Powell’s "Bitch"

A disheveled Christopher Hitchens caused a flurry last night on MSNBC’s Hardball program, compered by Chris Matthews, by describing Richard Armitage, Colin Powell’s long-term aide at the Pentagon and State Department as “his bitch”. In homosexual argot, “bitch” is a somewhat contemptuous term for the “female” partner in a gay relationship. The Random House Historical Dictionary of American Slang defines this usage briskly as “a male homosexual who plays the female role in copulation”.

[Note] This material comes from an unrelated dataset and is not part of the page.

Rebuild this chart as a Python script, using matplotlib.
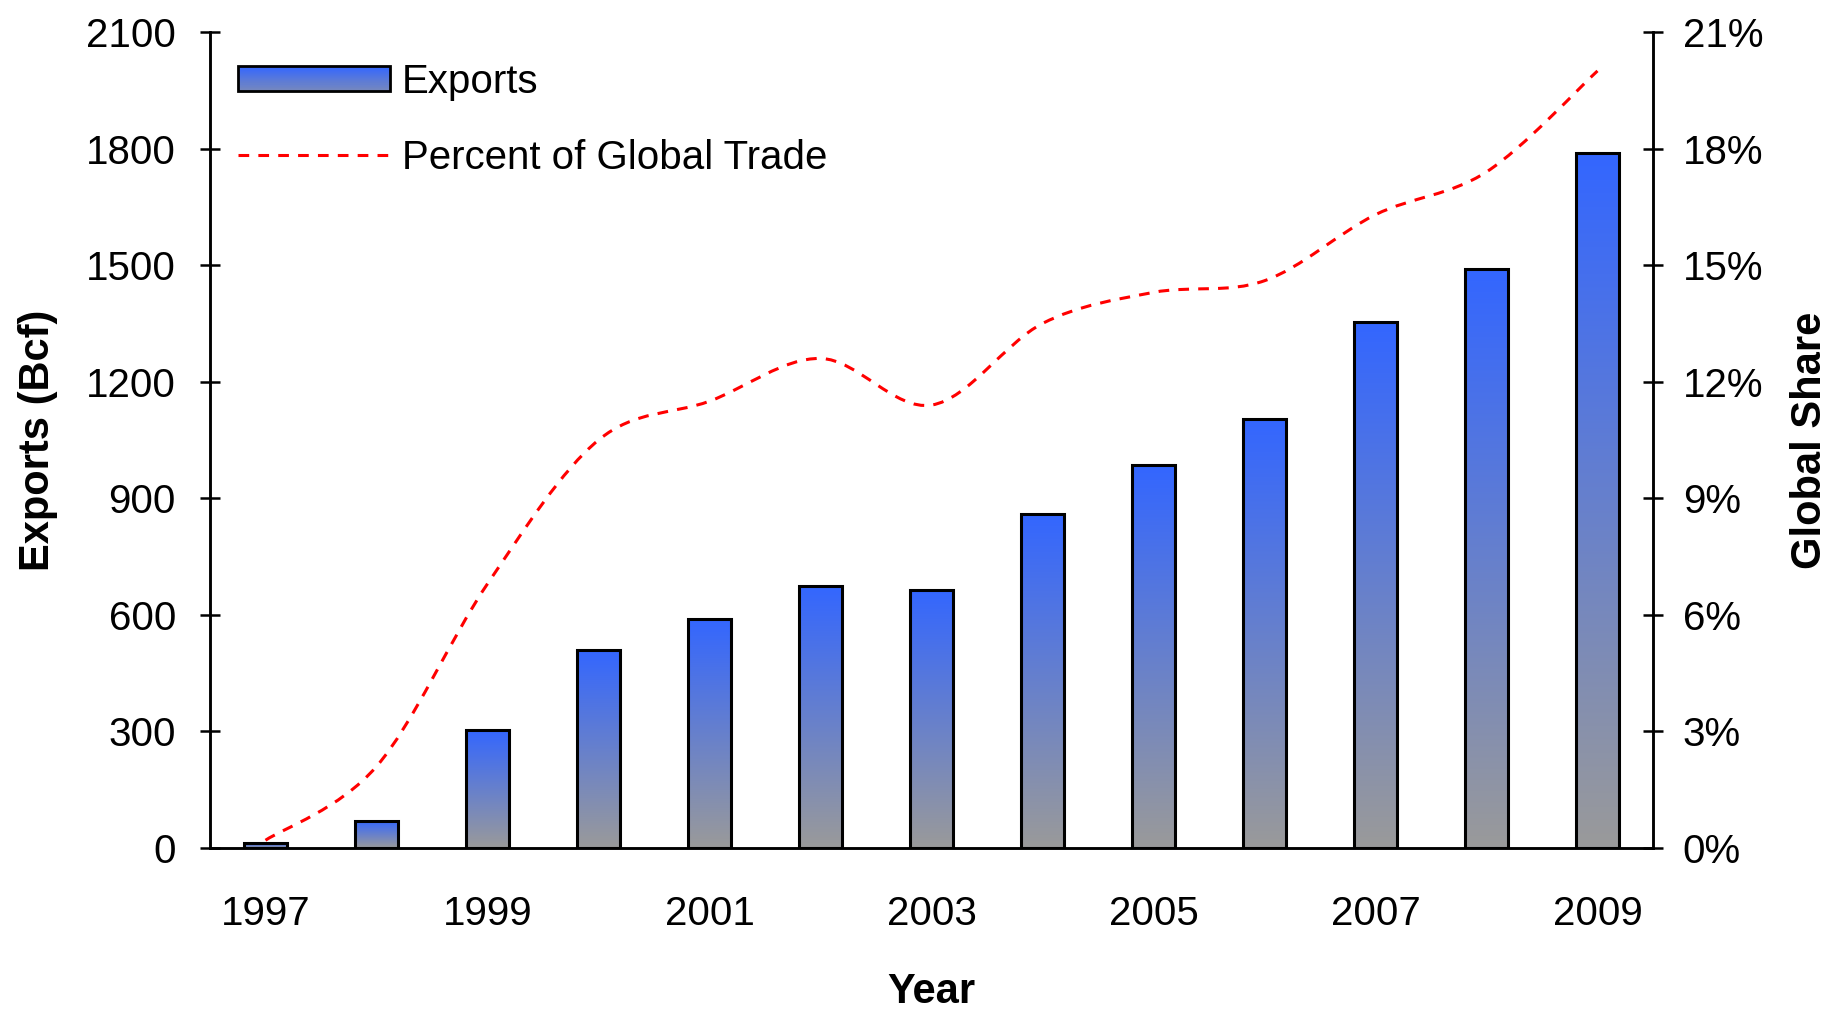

Viewers on Wednesday night first saw Matthews talking about Powell’s reservations about the war in Iraq, in the context of the possibility of an attack on Iran. Then the camera shifts to a trim-looking Evan Thomas:

Thomas: “He (Powell) wasn’t against the war. He was against doing the war right then. If you talk to Richard Armitage — his aide, they were ready to go to war — they just didn’t want to do it that year…”

From off camera came a slurred voice:

Hitchens: “his aid? (garbled) … his bitch you mean.”

The camera then turns to a seedy, corpulent figure with a five-day shadow and a shirt that had seen extended service. This heap of bohemian flotsam , it emerged, was Hitchens.

Matthews (startled): “His what?”

Hitchens (still slurred): “His bitch, why aren’t you, why are you calling Colin Powell a good soldier …”

In subsequent replays Matthews edited out Hitchens’ description.

It seems likely there will be a hiatus in MSNBC’s relationship with Hitchens. His description of Armitage’s role, as Powell’s assistant, had some metaphorical resonance, but even in these days of robust public name-calling the networks don’t care to have a former deputy secretary of state publicly identified as a catamite.

Of course it takes one to know one. Hitchens’ journalistic role these days is to act as Dick Cheney’s bitch with an energetic fervor that Armitage could only envy.

He probably does not dwell too lengthily on these aspects of his past in briefings with Cheney’s aides, but Hitchens in former times would dwell in detail on his own personal services to Tom Driberg, a British Labor MP of notoriously gay preferences, of whom Winston Churchill once said, “Driberg, Driberg, isn’t he the man bringing sodomy into disrepute?”